7. Eliminated NAT Tables
The old NAT (Network Address Translation) tables are eliminated in IPv6. NAT tables map addresses inside a router. NATs map outside global internet addresses to local addresses inside a domain in a number of ways. A company could use, for example, a single global IP Address and map that to one or more than one local addresses.
The big nasty issue with IPv6 is the fact that IPv4 and IPv6 are not interoperable. The single greatest failure of IPv6 is its lack of backwards compatibility with v4, but that horse has left the barn. All we can do now is manage the transition. There’s three ways to do that:
1. A dual stack running both IPv4 and IPv6 simultaneously.

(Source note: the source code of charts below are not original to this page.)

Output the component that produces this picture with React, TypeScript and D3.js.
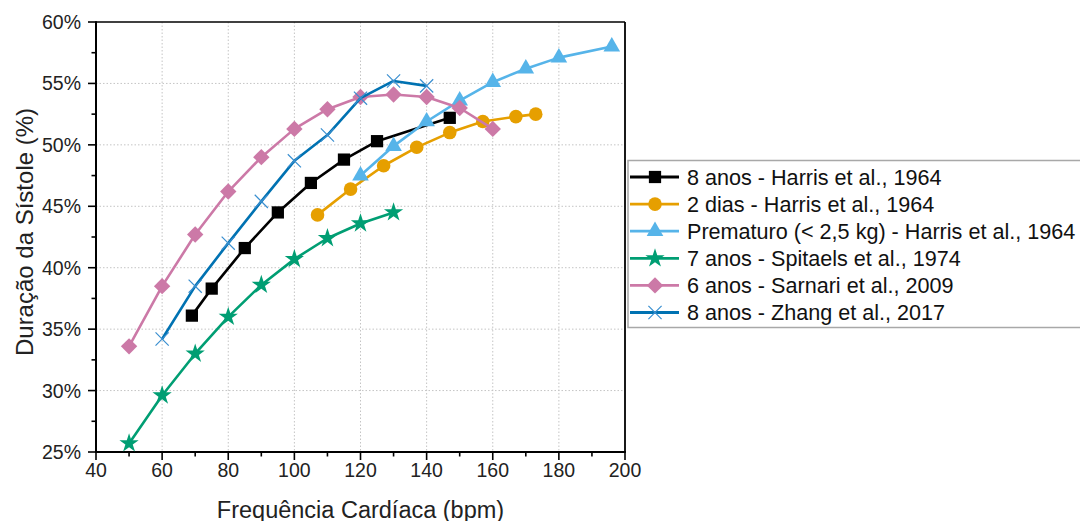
import React from "react";
import * as d3 from "d3";

// Heart rate (bpm) and systole duration (% of cardiac cycle) per study
const harris8X = [69, 75, 85, 95, 105, 115, 125, 147];
const harris8Y = [36.1, 38.3, 41.6, 44.5, 46.9, 48.8, 50.3, 52.2];

const harris2dX = [107, 117, 127, 137, 147, 157, 167, 173];
const harris2dY = [44.3, 46.4, 48.3, 49.8, 51.0, 51.9, 52.3, 52.5];

const prematureX = [120, 130, 140, 150, 160, 170, 180, 196];
const prematureY = [47.5, 49.9, 51.9, 53.6, 55.1, 56.2, 57.1, 58.0];

const spitaelsX = [50, 60, 70, 80, 90, 100, 110, 120, 130];
const spitaelsY = [25.7, 29.6, 33.0, 36.0, 38.6, 40.7, 42.4, 43.6, 44.5];

const sarnariX = [50, 60, 70, 80, 90, 100, 110, 120, 130, 140, 150, 160];
const sarnariY = [33.6, 38.5, 42.7, 46.2, 49.0, 51.3, 52.9, 53.9, 54.1, 53.9, 53.0, 51.3];

const zhangX = [60, 70, 80, 90, 100, 110, 120, 130, 140];
const zhangY = [34.2, 38.5, 42.0, 45.4, 48.7, 50.8, 53.8, 55.2, 54.8];

const seriesLabels = [
  "8 anos - Harris et al., 1964",
  "2 dias - Harris et al., 1964",
  "Prematuro (< 2,5 kg) - Harris et al., 1964",
  "7 anos - Spitaels et al., 1974",
  "6 anos - Sarnari et al., 2009",
  "8 anos - Zhang et al., 2017",
];
const seriesColors = ["#000000", "#E69F00", "#56B4E9", "#009E73", "#CC79A7", "#0072B2"];
const seriesMarkers = ["square", "circle", "triangle", "star", "diamond", "x"];

const xTicks = [40, 60, 80, 100, 120, 140, 160, 180, 200];
const xMinorTicks = [50, 70, 90, 110, 130, 150, 170, 190];
const yTicks = [25, 30, 35, 40, 45, 50, 55, 60];
const yMinorTicks = [27.5, 32.5, 37.5, 42.5, 47.5, 52.5, 57.5];

const xTitle = "Frequência Cardíaca (bpm)";
const yTitle = "Duração da Sístole (%)";

const W = 1080;
const H = 521;
const plot = { left: 96, right: 625, top: 22, bottom: 452 };
const FONT = "'Liberation Sans', Arial, Helvetica, sans-serif";

const x = d3.scaleLinear().domain([40, 200]).range([plot.left, plot.right]);
const y = d3.scaleLinear().domain([25, 60]).range([plot.bottom, plot.top]);

const series = [
  { xs: harris8X, ys: harris8Y },
  { xs: harris2dX, ys: harris2dY },
  { xs: prematureX, ys: prematureY },
  { xs: spitaelsX, ys: spitaelsY },
  { xs: sarnariX, ys: sarnariY },
  { xs: zhangX, ys: zhangY },
].map((s, i) => ({
  ...s,
  label: seriesLabels[i],
  color: seriesColors[i],
  marker: seriesMarkers[i],
}));

const line = d3
  .line<[number, number]>()
  .x((d) => x(d[0]))
  .y((d) => y(d[1]));

function Marker({ kind, color, cx, cy }: { kind: string; color: string; cx: number; cy: number }) {
  const t = `translate(${cx},${cy})`;
  if (kind === "square") {
    return <path transform={t} d={d3.symbol(d3.symbolSquare, 150)()!} fill={color} />;
  }
  if (kind === "circle") {
    return <path transform={t} d={d3.symbol(d3.symbolCircle, 145)()!} fill={color} />;
  }
  if (kind === "triangle") {
    return <path transform={t} d={d3.symbol(d3.symbolTriangle, 120)()!} fill={color} />;
  }
  if (kind === "star") {
    return <path transform={t} d={d3.symbol(d3.symbolStar, 115)()!} fill={color} />;
  }
  if (kind === "diamond") {
    const r = 8.2;
    return <path transform={t} d={`M0,${-r}L${r},0L0,${r}L${-r},0Z`} fill={color} />;
  }
  // thin cross marker
  return (
    <path
      transform={t}
      d={d3.symbol(d3.symbolTimes, 115)()!}
      fill="none"
      stroke="#3a8fd0"
      strokeWidth={1.2}
    />
  );
}

export default function App() {
  const legend = { x: 628, y: 160.5, w: 470, h: 167, rowStart: 177, rowStep: 27.1 };
  return (
    <svg width={W} height={H} style={{ position: "absolute", left: 0, top: 0, background: "#fff" }}>
      <rect width={W} height={H} fill="#fff" />

      {/* grid */}
      <g stroke="#c4c4c4" strokeWidth={1} strokeDasharray="1.5,2">
        {xTicks.slice(1, -1).map((t) => (
          <line key={"gx" + t} x1={x(t)} x2={x(t)} y1={plot.top} y2={plot.bottom} />
        ))}
        {yTicks.slice(1, -1).map((t) => (
          <line key={"gy" + t} x1={plot.left} x2={plot.right} y1={y(t)} y2={y(t)} />
        ))}
      </g>

      {/* frame */}
      <line x1={plot.left} x2={plot.right} y1={plot.top} y2={plot.top} stroke="#000" strokeWidth={1.5} />
      <line x1={plot.right} x2={plot.right} y1={plot.top} y2={plot.bottom} stroke="#000" strokeWidth={1.8} />
      <line x1={plot.left} x2={plot.left} y1={plot.top - 0.75} y2={plot.bottom + 1} stroke="#000" strokeWidth={2} />
      <line x1={plot.left - 1} x2={plot.right + 0.9} y1={plot.bottom} y2={plot.bottom} stroke="#000" strokeWidth={2} />

      {/* ticks */}
      <g stroke="#000" strokeWidth={1.6}>
        {xTicks.map((t) => (
          <line key={"xt" + t} x1={x(t)} x2={x(t)} y1={plot.bottom} y2={plot.bottom + 8} />
        ))}
        {xMinorTicks.map((t) => (
          <line key={"xm" + t} x1={x(t)} x2={x(t)} y1={plot.bottom} y2={plot.bottom + 4.5} />
        ))}
        {yTicks.map((t) => (
          <line key={"yt" + t} x1={plot.left - 8} x2={plot.left} y1={y(t)} y2={y(t)} />
        ))}
        {yMinorTicks.map((t) => (
          <line key={"ym" + t} x1={plot.left - 4.5} x2={plot.left} y1={y(t)} y2={y(t)} />
        ))}
      </g>

      {/* tick labels */}
      <g fontFamily={FONT} fontSize={19.5} fill="#222">
        {xTicks.map((t) => (
          <text key={"xl" + t} x={x(t)} y={477} textAnchor="middle">
            {t}
          </text>
        ))}
        {yTicks.map((t) => (
          <text key={"yl" + t} x={81} y={y(t)} textAnchor="end" dominantBaseline="central">
            {t}%
          </text>
        ))}
      </g>

      {/* axis titles */}
      <text x={(plot.left + plot.right) / 2} y={518} textAnchor="middle" fontFamily={FONT} fontSize={23.5} fill="#222">
        {xTitle}
      </text>
      <text
        transform={`translate(33,${232}) rotate(-90)`}
        textAnchor="middle"
        fontFamily={FONT}
        fontSize={24}
        fill="#222"
      >
        {yTitle}
      </text>

      {/* series */}
      {series.map((s, i) => {
        const pts = s.xs.map((v, j) => [v, s.ys[j]] as [number, number]);
        return (
          <g key={"s" + i}>
            <path d={line(pts)!} fill="none" stroke={s.color} strokeWidth={2.6} strokeLinejoin="round" />
            {pts.map((p, j) => (
              <Marker key={j} kind={s.marker} color={s.color} cx={x(p[0])} cy={y(p[1])} />
            ))}
          </g>
        );
      })}

      {/* legend */}
      <rect x={legend.x} y={legend.y} width={legend.w} height={legend.h} fill="#fff" stroke="#a8a8a8" strokeWidth={1.5} />
      {series.map((s, i) => {
        const cy = legend.rowStart + i * legend.rowStep;
        return (
          <g key={"lg" + i}>
            <line x1={630} x2={679} y1={cy} y2={cy} stroke={s.color} strokeWidth={2.8} />
            <Marker kind={s.marker} color={s.color} cx={655} cy={cy} />
            <text x={687} y={cy} dominantBaseline="central" fontFamily={FONT} fontSize={21.6} fill="#111">
              {s.label}
            </text>
          </g>
        );
      })}
    </svg>
  );
}
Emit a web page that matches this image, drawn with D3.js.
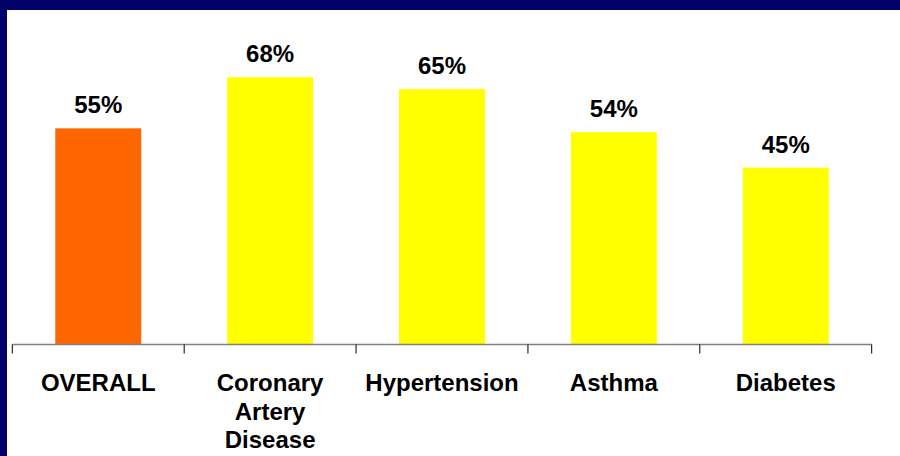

2. A “tunnel” where packets for one are put inside the other.
3. A Network Translation device that converts packets of one into the other.
None of these are perfect solutions. In fact, all of them are going to give you headaches. When we are going to be forced to address this and deal with this mess is unclear, but there are some things that I think are clear:
1. The Chinese and US governments have decided that IPv6 is a good standard, so it’s going to be written into a lot of specs. If you build devices, you are going to run into an application where you have to satisfy that checkbox.
2. For most device vendors this isn’t going to be much of a problem. You’ll have to get an updated TCP/IP stack that supports IPv6 and change the way the user enters the IP Address.
3. If you integrate devices and build systems, this is going to be an additional headache. You’ll need to change how you design and implement systems. It’s very likely that you’ll have some devices that will only be IPv4 and some that will only be IPv6.
4. If you have deployed EtherNet/IP or Profinet IO you are going to need a stack update to support v6.
Moving from v4 to v6 isn’t going to be trivial. This isn’t like having too many drinks at the Bellagio in Vegas and running over to the Elvis Chapel and getting married. You’re going to need a strategy, some tools and a plan to get from an IPv4 environment to a joint IPv4 / IPv6 one, followed by a plan for all IPv6 operation.